### Task directions
Skip the pictures and repeat each line of the data exactly.

^^^^^^^^

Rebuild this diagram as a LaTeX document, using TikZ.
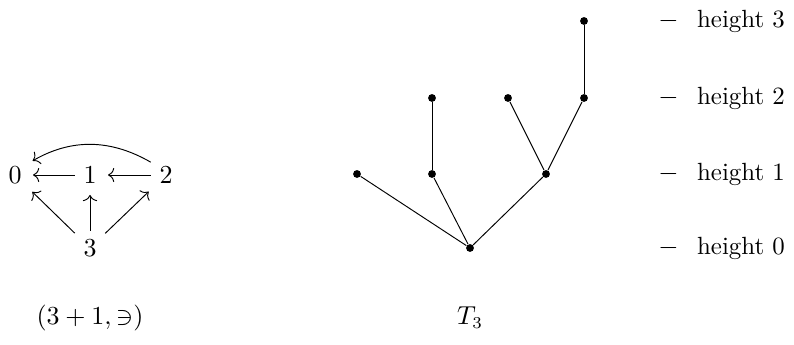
\documentclass[tikz,border=0pt]{standalone}
\usepackage{amssymb}
\usetikzlibrary{arrows.meta}
\begin{document}
\begin{tikzpicture}[x=0.4219pt,y=-0.4219pt,
  every node/.style={font=\fontsize{10.5}{12.6}\selectfont},
  obj/.style={inner sep=3.5pt},
  arr/.style={-{Computer Modern Rightarrow[length=2.6pt,width=6pt]},shorten >=1.2pt},
  dot/.style={circle,fill=black,inner sep=0pt,minimum size=3.3pt},
  hlab/.style={anchor=base west,inner sep=0pt}]
\useasboundingbox (0,0) rectangle (794,345);
% left diagram
\node[obj] (n0) at (15,175) {$0$};
\node[obj] (n1) at (90,175) {$1$};
\node[obj] (n2) at (166,175) {$2$};
\node[obj] (n3) at (90,248) {$3$};
\draw[arr] (n1) -- (n0);
\draw[arr] (n2) -- (n1);
\draw[arr] (n3) -- (n0);
\draw[arr] (n3) -- (n1);
\draw[arr] (n3) -- (n2);
\draw[arr] (n2.140) to[bend right=30] (n0.40);
\node (lab1) at (90,318) {$(3+1,\ni)$};
% tree
\node[dot] (r) at (470,248) {};
\node[dot] (a) at (357,174) {};
\node[dot] (b) at (432,174) {};
\node[dot] (c) at (546,174) {};
\node[dot] (b1) at (432,98) {};
\node[dot] (c1) at (508,98) {};
\node[dot] (c2) at (584,98) {};
\node[dot] (c3) at (584,21) {};
\draw (r) -- (a);
\draw (r) -- (b);
\draw (r) -- (c);
\draw (b) -- (b1);
\draw (c) -- (c1);
\draw (c) -- (c2);
\draw (c2) -- (c3);
\node (lab2) at (470,318) {$T_3$};
% height labels
\node[hlab] (h3) at (658,28) {$-$\hspace{7.8pt}height 3};
\node[hlab] (h2) at (658,105) {$-$\hspace{7.8pt}height 2};
\node[hlab] (h1) at (658,181) {$-$\hspace{7.8pt}height 1};
\node[hlab] (h0) at (658,255) {$-$\hspace{7.8pt}height 0};
\end{tikzpicture}
\end{document}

^^^^^^^^

### Solved problem
Rebuild this diagram as a LaTeX document, using TikZ.
\documentclass[tikz,border=0pt]{standalone}
\usepackage{amssymb}
\usetikzlibrary{arrows.meta}
\begin{document}
\begin{tikzpicture}[x=0.4219pt,y=-0.4219pt,
  every node/.style={font=\fontsize{10.5}{12.6}\selectfont},
  obj/.style={inner sep=3.5pt},
  arr/.style={-{Computer Modern Rightarrow[length=2.6pt,width=6pt]},shorten >=1.2pt},
  dot/.style={circle,fill=black,inner sep=0pt,minimum size=3.3pt},
  hlab/.style={anchor=base west,inner sep=0pt}]
\useasboundingbox (0,0) rectangle (794,345);
% left diagram
\node[obj] (n0) at (15,175) {$0$};
\node[obj] (n1) at (90,175) {$1$};
\node[obj] (n2) at (166,175) {$2$};
\node[obj] (n3) at (90,248) {$3$};
\draw[arr] (n1) -- (n0);
\draw[arr] (n2) -- (n1);
\draw[arr] (n3) -- (n0);
\draw[arr] (n3) -- (n1);
\draw[arr] (n3) -- (n2);
\draw[arr] (n2.140) to[bend right=30] (n0.40);
\node (lab1) at (90,318) {$(3+1,\ni)$};
% tree
\node[dot] (r) at (470,248) {};
\node[dot] (a) at (357,174) {};
\node[dot] (b) at (432,174) {};
\node[dot] (c) at (546,174) {};
\node[dot] (b1) at (432,98) {};
\node[dot] (c1) at (508,98) {};
\node[dot] (c2) at (584,98) {};
\node[dot] (c3) at (584,21) {};
\draw (r) -- (a);
\draw (r) -- (b);
\draw (r) -- (c);
\draw (b) -- (b1);
\draw (c) -- (c1);
\draw (c) -- (c2);
\draw (c2) -- (c3);
\node (lab2) at (470,318) {$T_3$};
% height labels
\node[hlab] (h3) at (658,28) {$-$\hspace{7.8pt}height 3};
\node[hlab] (h2) at (658,105) {$-$\hspace{7.8pt}height 2};
\node[hlab] (h1) at (658,181) {$-$\hspace{7.8pt}height 1};
\node[hlab] (h0) at (658,255) {$-$\hspace{7.8pt}height 0};
\end{tikzpicture}
\end{document}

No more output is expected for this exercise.